**Stored rows:**

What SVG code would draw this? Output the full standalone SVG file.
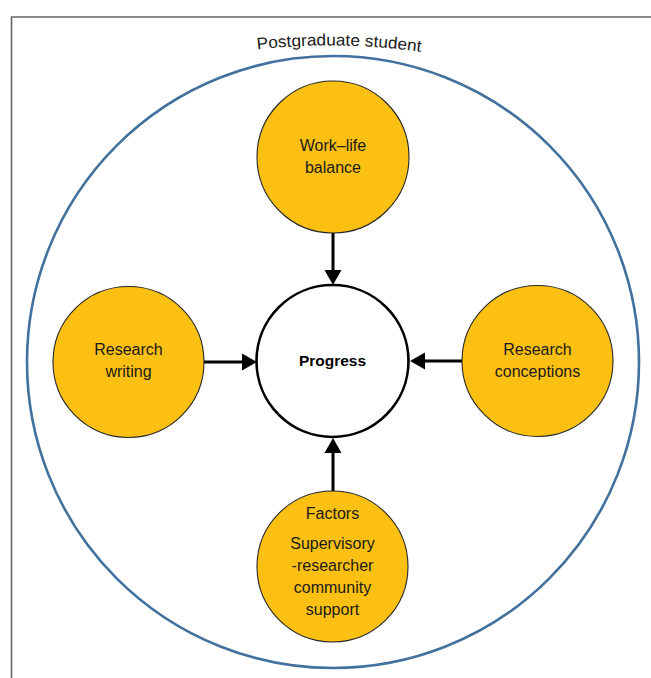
<svg xmlns="http://www.w3.org/2000/svg" xmlns:xlink="http://www.w3.org/1999/xlink" width="651" height="678" viewBox="0 0 651 678">
  <style>
    .frame { fill: none; stroke: #666666; stroke-width: 1.6; }
    .outer { fill: none; stroke: #41719C; stroke-width: 2.6; }
    .factor { fill: #FBC012; stroke: #262626; stroke-width: 1.1; }
    .core { fill: #FFFFFF; stroke: #000000; stroke-width: 2.6; }
    .lbl { font-family: "Liberation Sans", Arial, sans-serif; font-size: 16px; fill: #1a1a1a; text-anchor: middle; }
    .bold { font-weight: bold; font-size: 15.5px; fill: #000; }
    .conn line { stroke: #000; stroke-width: 3; }
    .conn polygon { fill: #000; }
  </style>
  <defs>
    <path id="arcText" d="M 200 58.6 A 650 650 0 0 1 460 58.6" fill="none"/>
  </defs>
  <rect width="651" height="678" fill="#FFFFFF"/>
  <path class="frame" d="M 11.5 678 V 17 H 651"/>

  <g id="postgraduate-student">
    <circle class="outer" cx="333" cy="362" r="306"/>
    <text class="lbl" style="text-anchor:start;font-size:16.5px"><textPath xlink:href="#arcText" startOffset="58" textLength="164" lengthAdjust="spacingAndGlyphs">Postgraduate student</textPath></text>
  </g>

  <g id="connectors" class="conn">
    <line x1="333" y1="233" x2="333" y2="271"/>
    <polygon points="324.5,270 341.5,270 333,285"/>
    <line x1="204" y1="362" x2="243" y2="362"/>
    <polygon points="242,353.5 242,370.5 257,362"/>
    <line x1="462" y1="361" x2="424" y2="361"/>
    <polygon points="425,352.5 425,369.5 410,361"/>
    <line x1="333" y1="491" x2="333" y2="452"/>
    <polygon points="324.5,453 341.5,453 333,438"/>
  </g>

  <g id="work-life-balance">
    <circle class="factor" cx="333" cy="157" r="76"/>
    <text class="lbl" x="333" y="151">Work–life</text>
    <text class="lbl" x="333" y="173">balance</text>
  </g>

  <g id="research-writing">
    <circle class="factor" cx="128.5" cy="362" r="75.5"/>
    <text class="lbl" x="128.5" y="355">Research</text>
    <text class="lbl" x="128.5" y="377">writing</text>
  </g>

  <g id="research-conceptions">
    <circle class="factor" cx="537.5" cy="361" r="75.5"/>
    <text class="lbl" x="537.5" y="355">Research</text>
    <text class="lbl" x="537.5" y="377">conceptions</text>
  </g>

  <g id="progress">
    <circle class="core" cx="332.5" cy="361" r="76"/>
    <text class="lbl bold" x="332.5" y="366">Progress</text>
  </g>

  <g id="factors">
    <circle class="factor" cx="332.5" cy="566.5" r="75.5"/>
    <text class="lbl" x="332.5" y="519">Factors</text>
    <text class="lbl" x="332.5" y="549">Supervisory</text>
    <text class="lbl" x="332.5" y="571">-researcher</text>
    <text class="lbl" x="332.5" y="593">community</text>
    <text class="lbl" x="332.5" y="615">support</text>
  </g>
</svg>
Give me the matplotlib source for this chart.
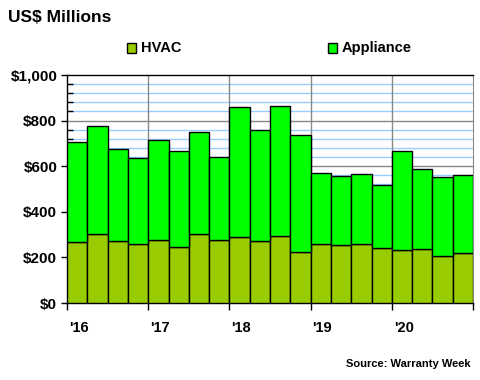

**The exercise:**
Return all of the entries word for word, but omit the pictures.

**Written answer:**
What SVG code would draw this? Output the full standalone SVG file.
<svg xmlns="http://www.w3.org/2000/svg" xmlns:xlink="http://www.w3.org/1999/xlink" width="651" height="678" viewBox="0 0 651 678">
  <style>
    .frame { fill: none; stroke: #666666; stroke-width: 1.6; }
    .outer { fill: none; stroke: #41719C; stroke-width: 2.6; }
    .factor { fill: #FBC012; stroke: #262626; stroke-width: 1.1; }
    .core { fill: #FFFFFF; stroke: #000000; stroke-width: 2.6; }
    .lbl { font-family: "Liberation Sans", Arial, sans-serif; font-size: 16px; fill: #1a1a1a; text-anchor: middle; }
    .bold { font-weight: bold; font-size: 15.5px; fill: #000; }
    .conn line { stroke: #000; stroke-width: 3; }
    .conn polygon { fill: #000; }
  </style>
  <defs>
    <path id="arcText" d="M 200 58.6 A 650 650 0 0 1 460 58.6" fill="none"/>
  </defs>
  <rect width="651" height="678" fill="#FFFFFF"/>
  <path class="frame" d="M 11.5 678 V 17 H 651"/>

  <g id="postgraduate-student">
    <circle class="outer" cx="333" cy="362" r="306"/>
    <text class="lbl" style="text-anchor:start;font-size:16.5px"><textPath xlink:href="#arcText" startOffset="58" textLength="164" lengthAdjust="spacingAndGlyphs">Postgraduate student</textPath></text>
  </g>

  <g id="connectors" class="conn">
    <line x1="333" y1="233" x2="333" y2="271"/>
    <polygon points="324.5,270 341.5,270 333,285"/>
    <line x1="204" y1="362" x2="243" y2="362"/>
    <polygon points="242,353.5 242,370.5 257,362"/>
    <line x1="462" y1="361" x2="424" y2="361"/>
    <polygon points="425,352.5 425,369.5 410,361"/>
    <line x1="333" y1="491" x2="333" y2="452"/>
    <polygon points="324.5,453 341.5,453 333,438"/>
  </g>

  <g id="work-life-balance">
    <circle class="factor" cx="333" cy="157" r="76"/>
    <text class="lbl" x="333" y="151">Work–life</text>
    <text class="lbl" x="333" y="173">balance</text>
  </g>

  <g id="research-writing">
    <circle class="factor" cx="128.5" cy="362" r="75.5"/>
    <text class="lbl" x="128.5" y="355">Research</text>
    <text class="lbl" x="128.5" y="377">writing</text>
  </g>

  <g id="research-conceptions">
    <circle class="factor" cx="537.5" cy="361" r="75.5"/>
    <text class="lbl" x="537.5" y="355">Research</text>
    <text class="lbl" x="537.5" y="377">conceptions</text>
  </g>

  <g id="progress">
    <circle class="core" cx="332.5" cy="361" r="76"/>
    <text class="lbl bold" x="332.5" y="366">Progress</text>
  </g>

  <g id="factors">
    <circle class="factor" cx="332.5" cy="566.5" r="75.5"/>
    <text class="lbl" x="332.5" y="519">Factors</text>
    <text class="lbl" x="332.5" y="549">Supervisory</text>
    <text class="lbl" x="332.5" y="571">-researcher</text>
    <text class="lbl" x="332.5" y="593">community</text>
    <text class="lbl" x="332.5" y="615">support</text>
  </g>
</svg>
Give me the matplotlib source for this chart.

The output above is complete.